What Rendi includes that the alternatives don’t

Security isolation. libavcodec has a history of heap-corruption CVEs exploitable by crafted media files. On Rendi each command runs in a disposable sandbox; malicious inputs never touch your infrastructure. Self-host the same code and the exploit lands in your container.
Predictable pricing. Flat monthly tier. A retry storm, a traffic spike, or a host-markup change doesn’t move your bill.
Storage and delivery included. Every output lands at a stable URL with FFprobe metadata, delivered to your webhook when the job completes — ready to use. On RunPod and Vast.ai you stand up your own bucket (S3, R2, GCS) and the delivery layer that puts results in it and notifies your app — extra infrastructure with its own pricing.
Autoscaling inside the plan. No active-worker insurance, no min/max worker tuning. A quiet week plus a 10x burst costs your monthly processing quota, nothing more.

Pricing

Rendi’s price includes compute, storage, delivery, and ops. RunPod and Vast.ai prices are GPU rental alone — you still pay for storage, egress, the queue/retry layer you build, and the engineer running it.

For 100k × 1-min 1080p videos averaging ~60 MB processing per video (6 TB/month):

Rendi: $600/month flat (pricing) — Pro 96-vCPU tier (6 TB processing, output storage with stable URLs and webhook delivery, up to 24 concurrent 4-vCPU commands at peak, above the 13 the spike needs). Same bill regardless of traffic shape.
RunPod: ~$0.34/hr per RTX 4090 (gpuperhour) — total bill depends on traffic shape and latency tolerance. With the ~28s real-pipeline time per video from the speed section above, 100k videos = ~778 GPU-hours; spiky traffic compresses into 60 peak-hours/month with 13 parallel workers needed. GPU rental only — add storage, egress, queue/retry/observability infrastructure, and engineering time.
Vast.ai: ~$0.32/hr per RTX 4090 on-demand (vast.ai pricing) — total bill depends on traffic shape AND on you writing the start/stop scheduler (no native autoscaling). GPU rental only — add storage, host-set egress, queue/retry/observability infrastructure, and engineering time. No SLA.
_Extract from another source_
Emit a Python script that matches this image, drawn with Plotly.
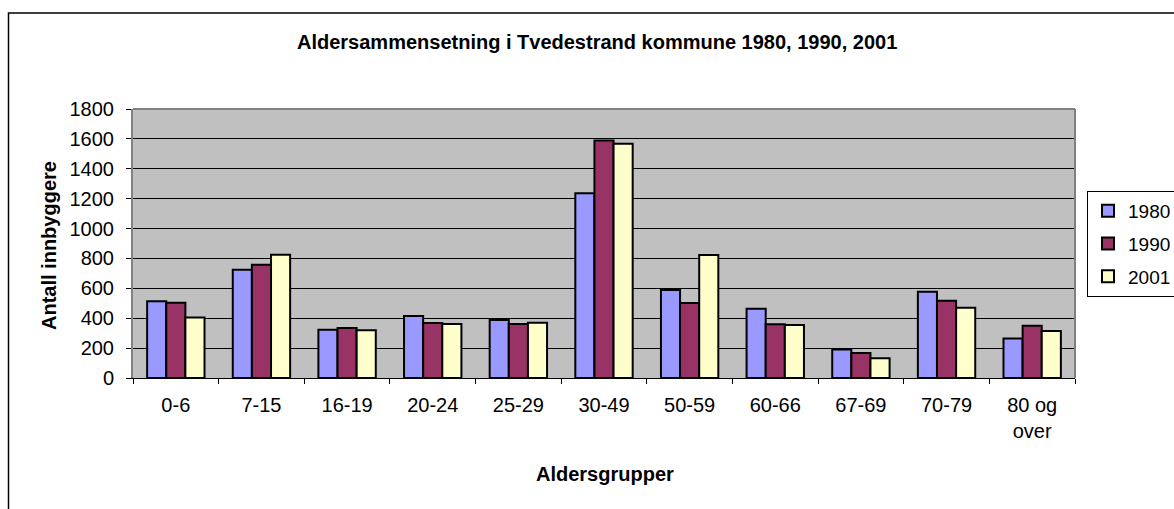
import plotly.graph_objects as go

categories = ["0-6", "7-15", "16-19", "20-24", "25-29", "30-49", "50-59", "60-66", "67-69", "70-79", "80 og<br>over"]
v1980 = [513, 725, 323, 415, 388, 1237, 589, 464, 190, 577, 265]
v1990 = [504, 758, 334, 368, 361, 1590, 502, 359, 167, 517, 350]
v2001 = [404, 825, 319, 361, 370, 1567, 823, 355, 132, 470, 314]
series_names = ["1980", "1990", "2001"]
colors = ["#9999FF", "#993366", "#FFFFCC"]
y_ticks = [0, 200, 400, 600, 800, 1000, 1200, 1400, 1600, 1800]

W, H = 1174, 509
L, R, T, B = 133, 1075, 109, 378
pw, ph = R - L, B - T

def px(x):
    return (x - L) / pw

def py(y):
    return (B - y) / ph

FONT = "Liberation Sans, Arial, sans-serif"
FS = 20

fig = go.Figure()
for name, vals, col in zip(series_names, [v1980, v1990, v2001], colors):
    fig.add_trace(go.Bar(
        x=categories, y=vals, name=name, legendgroup=name,
        marker=dict(color=col, line=dict(color="black", width=2)),
    ))

fig.update_layout(
    width=W, height=H,
    margin=dict(l=L, r=W - R, t=T, b=H - B, pad=0, autoexpand=False),
    paper_bgcolor="white",
    plot_bgcolor="#C0C0C0",
    barmode="group",
    bargap=0.33,
    bargroupgap=0,
    font=dict(family=FONT, size=FS, color="black"),
    showlegend=True,
    legend=dict(
        x=px(1087), y=py(191), xanchor="left", yanchor="top",
        bordercolor="black", borderwidth=1, bgcolor="white",
        font=dict(family=FONT, size=19),
        tracegroupgap=5,
        itemwidth=30,
    ),
    xaxis=dict(
        type="category",
        showgrid=False,
        ticks="outside", tickson="boundaries", ticklen=5, tickcolor="black",
        showline=True, linecolor="black", linewidth=1,
        tickfont=dict(family=FONT, size=FS),
        ticklabelstandoff=9,
    ),
    yaxis=dict(
        range=[0, 1800],
        tickvals=y_ticks,
        ticktext=[str(t) for t in y_ticks],
        showgrid=True, gridcolor="black", gridwidth=1,
        ticks="outside", ticklen=5, tickcolor="black",
        showline=True, linecolor="#808080", linewidth=2,
        tickfont=dict(family=FONT, size=FS),
        ticklabelstandoff=8,
        zeroline=False,
    ),
    annotations=[
        dict(text="<b>Aldersammensetning i Tvedestrand kommune 1980, 1990, 2001</b>",
             x=px(597), y=py(42), xref="paper", yref="paper",
             xanchor="center", yanchor="middle", showarrow=False,
             font=dict(family=FONT, size=FS)),
        dict(text="<b>Antall innbyggere</b>",
             x=px(49), y=py(246), xref="paper", yref="paper",
             xanchor="center", yanchor="middle", showarrow=False, textangle=-90,
             font=dict(family=FONT, size=FS)),
        dict(text="<b>Aldersgrupper</b>",
             x=px(605), y=py(474), xref="paper", yref="paper",
             xanchor="center", yanchor="middle", showarrow=False,
             font=dict(family=FONT, size=FS)),
    ],
    shapes=[
        dict(type="rect", xref="paper", yref="paper",
             x0=px(8.5), x1=px(1200), y0=py(13), y1=py(540),
             line=dict(color="black", width=1.5), fillcolor="rgba(0,0,0,0)", layer="below"),
        dict(type="line", xref="paper", yref="paper",
             x0=0, x1=1, y0=1, y1=1, line=dict(color="#808080", width=2)),
        dict(type="line", xref="paper", yref="paper",
             x0=1, x1=1, y0=0, y1=1, line=dict(color="#808080", width=2)),
    ],
)

fig.write_html(
    "out.html",
    config={"displayModeBar": False},
    post_script="document.body.style.margin='0';document.body.style.overflow='hidden';",
)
Configuration	Steady 24/7	Spiky (2hr daily peak)
Rendi (all-in)	$600	$600
RunPod All-Active	~$245	~$3,185
RunPod All-Flex (60s+ cold-start per peak)	~$265	~$265
RunPod Hybrid (1 Active + Flex burst)	~$245	~$490
Vast.ai on-demand pod, always on	~$230	~$2,995
Vast.ai on-demand pod, you build the scheduler	~$230	~$250

Where raw GPU wins

Three cases where Rendi is the wrong pick:

Pure-encode pipelines at steady high volume. No filter graph, no spikes.
ML pipelines that need a GPU for inference anyway. Background removal, super-resolution, depth maps. The GPU is paid for; FFmpeg is incidental.
GPU encode speedups. Rendi runs CPU-only on AMD silicon. A GPU self-host gets ~30% on heavy encodes — usually dwarfed by ops cost.

When to pick what

Workload	Pick
MVP, validating an idea	Rendi
Serverless backend (Vercel / Supabase / Workers)	Rendi
Spiky load, quiet weeks then sudden bursts	Rendi
Production pipeline, on-call has to be someone else	Rendi
24/7 high-volume pure-encode + platform team	RunPod (data-center cards)
Research / experiments, you’ll babysit the box	Vast.ai interruptible
GPU already needed for ML inference	Either raw-GPU option